> _Requirements_
Everything from the line with "Write a web" down to the line with "const data = periods.map((p, i)" below must be printed exactly, those two lines included. Exclude pictures.

> _Exercise input_
+--

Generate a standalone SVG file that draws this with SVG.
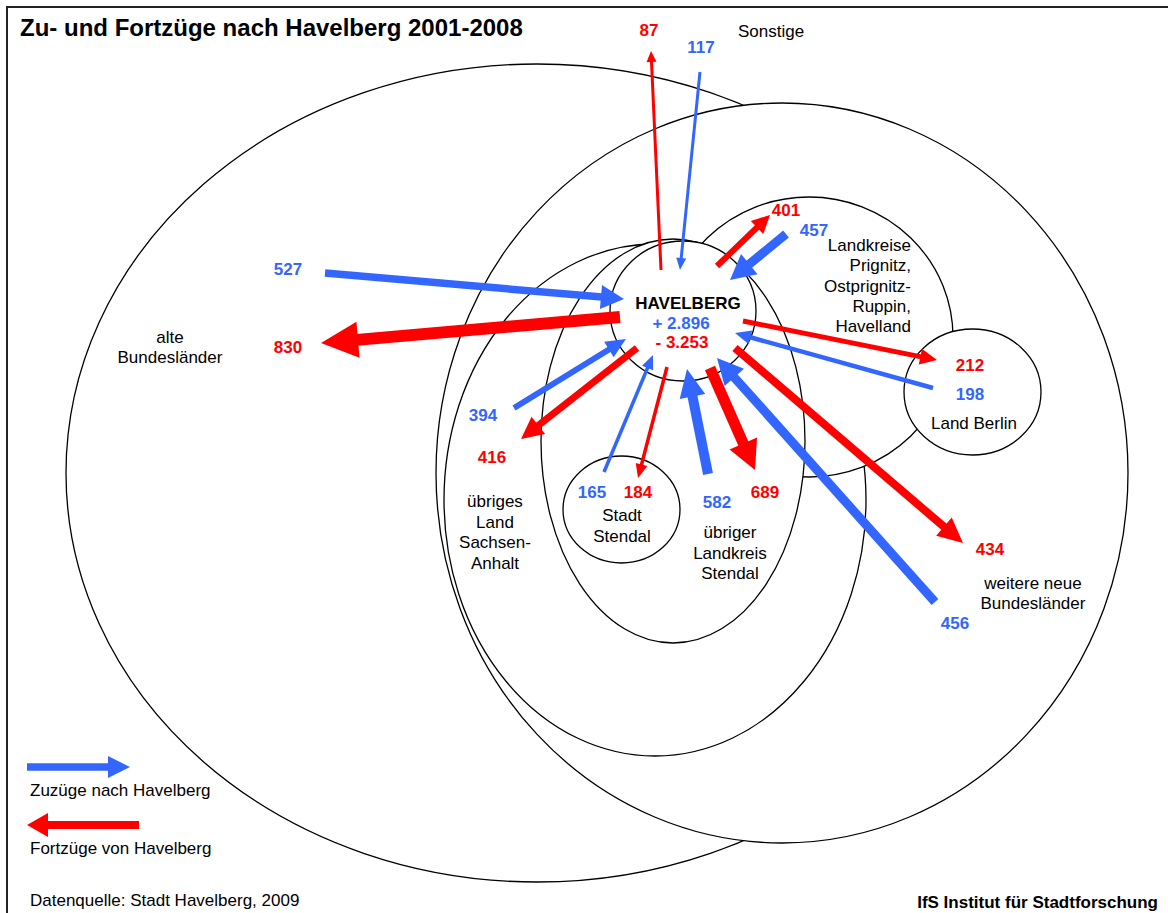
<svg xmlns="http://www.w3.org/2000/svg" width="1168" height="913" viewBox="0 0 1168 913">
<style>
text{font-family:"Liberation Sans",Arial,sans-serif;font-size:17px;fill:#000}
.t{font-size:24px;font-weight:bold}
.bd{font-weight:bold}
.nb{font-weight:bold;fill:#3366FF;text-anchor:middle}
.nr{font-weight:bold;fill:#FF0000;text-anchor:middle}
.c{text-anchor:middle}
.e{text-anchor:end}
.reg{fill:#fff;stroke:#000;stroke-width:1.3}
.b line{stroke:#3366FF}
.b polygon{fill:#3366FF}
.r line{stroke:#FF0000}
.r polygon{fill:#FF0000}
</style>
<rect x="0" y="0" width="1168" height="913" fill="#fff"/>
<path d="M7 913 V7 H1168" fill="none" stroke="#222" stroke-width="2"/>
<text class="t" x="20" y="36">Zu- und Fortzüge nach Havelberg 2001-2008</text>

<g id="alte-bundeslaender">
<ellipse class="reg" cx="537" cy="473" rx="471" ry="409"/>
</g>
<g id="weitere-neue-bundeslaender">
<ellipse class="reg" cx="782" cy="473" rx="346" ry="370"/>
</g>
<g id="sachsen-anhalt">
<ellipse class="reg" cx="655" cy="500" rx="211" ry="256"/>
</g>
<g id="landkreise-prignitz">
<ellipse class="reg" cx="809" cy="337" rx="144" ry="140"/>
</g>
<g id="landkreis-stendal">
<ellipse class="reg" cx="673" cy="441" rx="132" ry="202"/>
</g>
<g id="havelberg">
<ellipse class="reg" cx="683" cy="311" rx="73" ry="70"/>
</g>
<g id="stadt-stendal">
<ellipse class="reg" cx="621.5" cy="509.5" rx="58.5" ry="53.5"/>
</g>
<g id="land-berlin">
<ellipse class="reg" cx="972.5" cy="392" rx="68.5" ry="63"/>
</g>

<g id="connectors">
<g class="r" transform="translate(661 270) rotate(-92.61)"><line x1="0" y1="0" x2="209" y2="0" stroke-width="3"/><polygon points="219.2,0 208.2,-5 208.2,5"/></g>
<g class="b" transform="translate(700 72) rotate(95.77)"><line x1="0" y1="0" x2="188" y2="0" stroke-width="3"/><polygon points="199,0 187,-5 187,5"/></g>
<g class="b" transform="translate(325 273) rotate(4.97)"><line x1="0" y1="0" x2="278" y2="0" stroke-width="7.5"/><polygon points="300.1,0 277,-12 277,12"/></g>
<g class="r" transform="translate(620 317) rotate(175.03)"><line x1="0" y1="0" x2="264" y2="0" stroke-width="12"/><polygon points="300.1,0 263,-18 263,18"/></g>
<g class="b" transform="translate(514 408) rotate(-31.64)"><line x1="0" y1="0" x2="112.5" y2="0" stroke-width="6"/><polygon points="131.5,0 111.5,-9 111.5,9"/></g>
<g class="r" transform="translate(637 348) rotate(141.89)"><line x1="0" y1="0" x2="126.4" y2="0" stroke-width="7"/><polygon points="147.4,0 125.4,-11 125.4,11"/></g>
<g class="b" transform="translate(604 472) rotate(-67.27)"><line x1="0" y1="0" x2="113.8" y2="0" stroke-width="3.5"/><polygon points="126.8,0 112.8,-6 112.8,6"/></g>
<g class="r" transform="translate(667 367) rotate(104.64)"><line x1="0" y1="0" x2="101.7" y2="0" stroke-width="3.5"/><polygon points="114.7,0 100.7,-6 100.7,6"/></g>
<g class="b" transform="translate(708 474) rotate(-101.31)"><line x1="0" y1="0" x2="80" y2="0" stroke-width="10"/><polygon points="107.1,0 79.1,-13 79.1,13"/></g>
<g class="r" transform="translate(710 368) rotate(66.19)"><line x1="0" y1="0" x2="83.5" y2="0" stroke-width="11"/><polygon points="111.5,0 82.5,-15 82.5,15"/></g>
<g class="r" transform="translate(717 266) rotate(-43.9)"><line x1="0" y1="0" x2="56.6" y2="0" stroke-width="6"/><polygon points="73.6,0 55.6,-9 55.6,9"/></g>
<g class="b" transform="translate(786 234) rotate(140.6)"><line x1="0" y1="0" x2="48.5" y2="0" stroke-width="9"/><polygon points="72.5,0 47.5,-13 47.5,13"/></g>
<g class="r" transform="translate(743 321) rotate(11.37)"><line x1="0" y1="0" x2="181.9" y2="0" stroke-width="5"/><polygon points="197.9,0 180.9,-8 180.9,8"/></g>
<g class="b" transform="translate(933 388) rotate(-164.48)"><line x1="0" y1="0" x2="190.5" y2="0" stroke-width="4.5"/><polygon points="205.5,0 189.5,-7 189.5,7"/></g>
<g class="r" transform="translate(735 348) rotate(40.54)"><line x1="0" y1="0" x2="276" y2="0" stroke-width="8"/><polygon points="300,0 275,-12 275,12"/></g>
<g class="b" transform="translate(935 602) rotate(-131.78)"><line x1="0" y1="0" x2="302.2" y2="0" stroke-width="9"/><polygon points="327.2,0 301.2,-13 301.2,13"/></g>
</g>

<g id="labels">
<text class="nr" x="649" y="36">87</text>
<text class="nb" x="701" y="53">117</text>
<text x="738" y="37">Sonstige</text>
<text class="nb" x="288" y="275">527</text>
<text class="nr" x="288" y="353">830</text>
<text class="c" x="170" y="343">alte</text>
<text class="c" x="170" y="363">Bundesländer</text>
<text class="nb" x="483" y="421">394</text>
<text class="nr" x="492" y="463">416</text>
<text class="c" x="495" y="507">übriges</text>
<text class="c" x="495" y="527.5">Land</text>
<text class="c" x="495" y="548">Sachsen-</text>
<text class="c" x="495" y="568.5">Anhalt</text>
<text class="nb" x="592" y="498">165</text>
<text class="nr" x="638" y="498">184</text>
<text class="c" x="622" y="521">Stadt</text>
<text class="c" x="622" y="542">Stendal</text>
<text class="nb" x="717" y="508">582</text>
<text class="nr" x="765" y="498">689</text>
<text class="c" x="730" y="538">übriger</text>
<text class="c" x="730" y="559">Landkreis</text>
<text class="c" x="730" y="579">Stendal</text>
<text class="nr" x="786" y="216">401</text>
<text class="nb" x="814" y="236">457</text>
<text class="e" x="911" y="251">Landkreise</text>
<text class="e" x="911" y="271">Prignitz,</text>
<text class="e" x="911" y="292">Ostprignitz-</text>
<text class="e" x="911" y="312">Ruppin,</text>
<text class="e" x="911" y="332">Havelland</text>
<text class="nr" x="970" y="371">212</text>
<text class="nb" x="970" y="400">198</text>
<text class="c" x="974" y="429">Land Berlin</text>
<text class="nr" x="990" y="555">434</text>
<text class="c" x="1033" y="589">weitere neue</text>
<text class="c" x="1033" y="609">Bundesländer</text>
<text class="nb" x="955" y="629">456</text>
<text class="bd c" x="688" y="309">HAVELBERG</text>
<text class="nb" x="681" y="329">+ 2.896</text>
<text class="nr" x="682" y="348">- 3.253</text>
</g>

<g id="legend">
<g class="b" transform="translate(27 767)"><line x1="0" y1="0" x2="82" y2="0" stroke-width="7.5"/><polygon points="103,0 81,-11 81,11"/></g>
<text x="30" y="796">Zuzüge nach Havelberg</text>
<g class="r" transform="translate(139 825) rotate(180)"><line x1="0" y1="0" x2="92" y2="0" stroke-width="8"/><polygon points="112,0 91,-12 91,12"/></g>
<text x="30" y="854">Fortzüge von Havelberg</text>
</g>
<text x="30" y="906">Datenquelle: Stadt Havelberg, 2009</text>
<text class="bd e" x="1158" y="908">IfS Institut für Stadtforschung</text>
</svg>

+--

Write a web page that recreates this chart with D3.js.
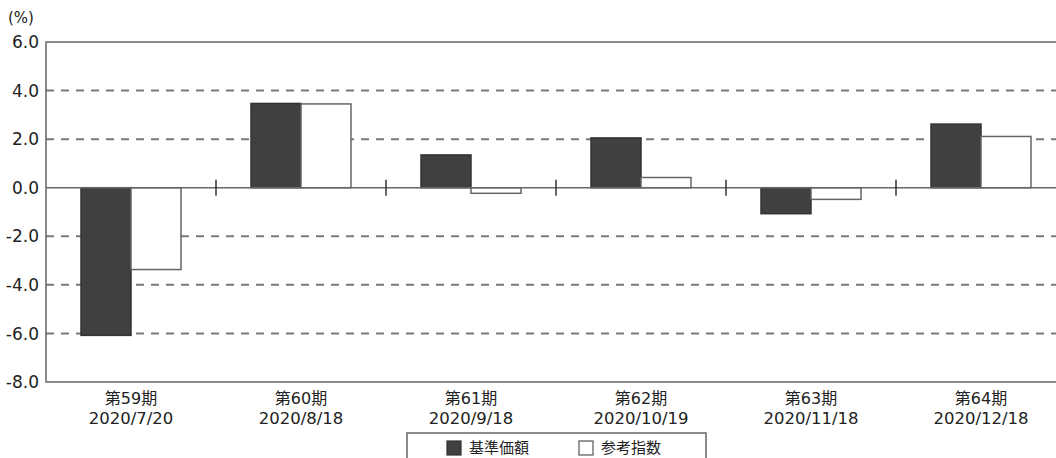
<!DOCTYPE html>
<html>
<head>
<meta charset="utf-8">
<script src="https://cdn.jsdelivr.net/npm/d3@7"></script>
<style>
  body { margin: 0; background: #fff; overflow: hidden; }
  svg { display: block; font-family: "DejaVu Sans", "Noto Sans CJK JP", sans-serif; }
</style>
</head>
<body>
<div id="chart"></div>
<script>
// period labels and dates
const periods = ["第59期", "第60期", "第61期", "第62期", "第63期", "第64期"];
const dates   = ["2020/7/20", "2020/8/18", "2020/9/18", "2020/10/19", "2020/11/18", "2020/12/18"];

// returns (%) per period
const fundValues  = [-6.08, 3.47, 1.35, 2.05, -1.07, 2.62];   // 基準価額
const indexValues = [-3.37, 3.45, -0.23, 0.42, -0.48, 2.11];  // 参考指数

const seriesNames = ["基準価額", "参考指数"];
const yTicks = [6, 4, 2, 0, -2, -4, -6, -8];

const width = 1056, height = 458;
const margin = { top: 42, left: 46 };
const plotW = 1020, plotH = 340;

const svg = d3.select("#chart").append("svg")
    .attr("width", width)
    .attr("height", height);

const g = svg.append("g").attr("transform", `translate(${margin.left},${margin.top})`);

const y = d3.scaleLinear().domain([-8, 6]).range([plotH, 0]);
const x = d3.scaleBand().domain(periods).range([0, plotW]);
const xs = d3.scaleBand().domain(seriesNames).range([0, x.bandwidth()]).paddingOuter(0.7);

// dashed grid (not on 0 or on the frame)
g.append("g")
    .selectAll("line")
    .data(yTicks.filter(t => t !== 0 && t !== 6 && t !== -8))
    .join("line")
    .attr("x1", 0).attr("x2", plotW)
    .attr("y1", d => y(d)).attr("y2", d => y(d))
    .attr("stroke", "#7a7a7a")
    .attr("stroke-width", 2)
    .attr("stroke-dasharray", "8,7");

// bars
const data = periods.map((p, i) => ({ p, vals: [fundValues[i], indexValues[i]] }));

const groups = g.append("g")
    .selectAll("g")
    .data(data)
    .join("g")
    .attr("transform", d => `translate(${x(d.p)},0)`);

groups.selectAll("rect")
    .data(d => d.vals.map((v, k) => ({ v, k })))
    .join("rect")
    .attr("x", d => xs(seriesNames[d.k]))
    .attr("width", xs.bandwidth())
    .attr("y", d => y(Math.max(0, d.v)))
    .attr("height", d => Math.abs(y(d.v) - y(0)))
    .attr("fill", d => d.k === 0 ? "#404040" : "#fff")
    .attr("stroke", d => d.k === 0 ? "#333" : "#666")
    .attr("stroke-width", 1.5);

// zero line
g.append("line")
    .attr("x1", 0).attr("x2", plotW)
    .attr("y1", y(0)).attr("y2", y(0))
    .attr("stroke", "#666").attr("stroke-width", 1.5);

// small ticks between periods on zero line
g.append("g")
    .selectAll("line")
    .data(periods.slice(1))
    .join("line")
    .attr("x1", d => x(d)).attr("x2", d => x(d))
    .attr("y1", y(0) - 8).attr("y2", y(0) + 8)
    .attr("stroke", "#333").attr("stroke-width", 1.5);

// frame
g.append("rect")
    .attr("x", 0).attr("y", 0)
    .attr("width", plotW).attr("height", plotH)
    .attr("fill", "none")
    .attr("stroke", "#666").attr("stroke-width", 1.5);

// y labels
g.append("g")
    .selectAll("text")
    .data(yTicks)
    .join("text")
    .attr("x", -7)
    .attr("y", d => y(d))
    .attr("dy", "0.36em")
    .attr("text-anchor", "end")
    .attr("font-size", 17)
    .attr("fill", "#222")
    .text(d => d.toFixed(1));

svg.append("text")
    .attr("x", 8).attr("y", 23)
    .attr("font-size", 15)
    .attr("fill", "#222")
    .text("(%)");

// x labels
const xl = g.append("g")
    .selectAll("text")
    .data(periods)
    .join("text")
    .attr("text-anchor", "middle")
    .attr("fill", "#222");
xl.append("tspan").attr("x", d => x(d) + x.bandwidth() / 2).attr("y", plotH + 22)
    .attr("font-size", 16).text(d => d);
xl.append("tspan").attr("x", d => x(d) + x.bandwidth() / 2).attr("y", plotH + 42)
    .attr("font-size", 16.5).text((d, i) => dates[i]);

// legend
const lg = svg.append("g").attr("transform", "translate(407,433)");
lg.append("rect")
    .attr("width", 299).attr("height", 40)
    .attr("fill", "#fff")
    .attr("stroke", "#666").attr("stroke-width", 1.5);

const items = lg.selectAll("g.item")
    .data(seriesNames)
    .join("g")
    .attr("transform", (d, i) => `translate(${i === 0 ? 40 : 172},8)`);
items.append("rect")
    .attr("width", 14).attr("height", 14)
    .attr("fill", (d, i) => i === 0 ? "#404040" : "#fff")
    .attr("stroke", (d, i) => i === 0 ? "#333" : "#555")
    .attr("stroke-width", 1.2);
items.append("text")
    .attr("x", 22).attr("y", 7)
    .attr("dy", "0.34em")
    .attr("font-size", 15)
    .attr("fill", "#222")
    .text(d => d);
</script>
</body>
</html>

+--

> _Written solution_
Write a web page that recreates this chart with D3.js.
<!DOCTYPE html>
<html>
<head>
<meta charset="utf-8">
<script src="https://cdn.jsdelivr.net/npm/d3@7"></script>
<style>
  body { margin: 0; background: #fff; overflow: hidden; }
  svg { display: block; font-family: "DejaVu Sans", "Noto Sans CJK JP", sans-serif; }
</style>
</head>
<body>
<div id="chart"></div>
<script>
// period labels and dates
const periods = ["第59期", "第60期", "第61期", "第62期", "第63期", "第64期"];
const dates   = ["2020/7/20", "2020/8/18", "2020/9/18", "2020/10/19", "2020/11/18", "2020/12/18"];

// returns (%) per period
const fundValues  = [-6.08, 3.47, 1.35, 2.05, -1.07, 2.62];   // 基準価額
const indexValues = [-3.37, 3.45, -0.23, 0.42, -0.48, 2.11];  // 参考指数

const seriesNames = ["基準価額", "参考指数"];
const yTicks = [6, 4, 2, 0, -2, -4, -6, -8];

const width = 1056, height = 458;
const margin = { top: 42, left: 46 };
const plotW = 1020, plotH = 340;

const svg = d3.select("#chart").append("svg")
    .attr("width", width)
    .attr("height", height);

const g = svg.append("g").attr("transform", `translate(${margin.left},${margin.top})`);

const y = d3.scaleLinear().domain([-8, 6]).range([plotH, 0]);
const x = d3.scaleBand().domain(periods).range([0, plotW]);
const xs = d3.scaleBand().domain(seriesNames).range([0, x.bandwidth()]).paddingOuter(0.7);

// dashed grid (not on 0 or on the frame)
g.append("g")
    .selectAll("line")
    .data(yTicks.filter(t => t !== 0 && t !== 6 && t !== -8))
    .join("line")
    .attr("x1", 0).attr("x2", plotW)
    .attr("y1", d => y(d)).attr("y2", d => y(d))
    .attr("stroke", "#7a7a7a")
    .attr("stroke-width", 2)
    .attr("stroke-dasharray", "8,7");

// bars
const data = periods.map((p, i) => ({ p, vals: [fundValues[i], indexValues[i]] }));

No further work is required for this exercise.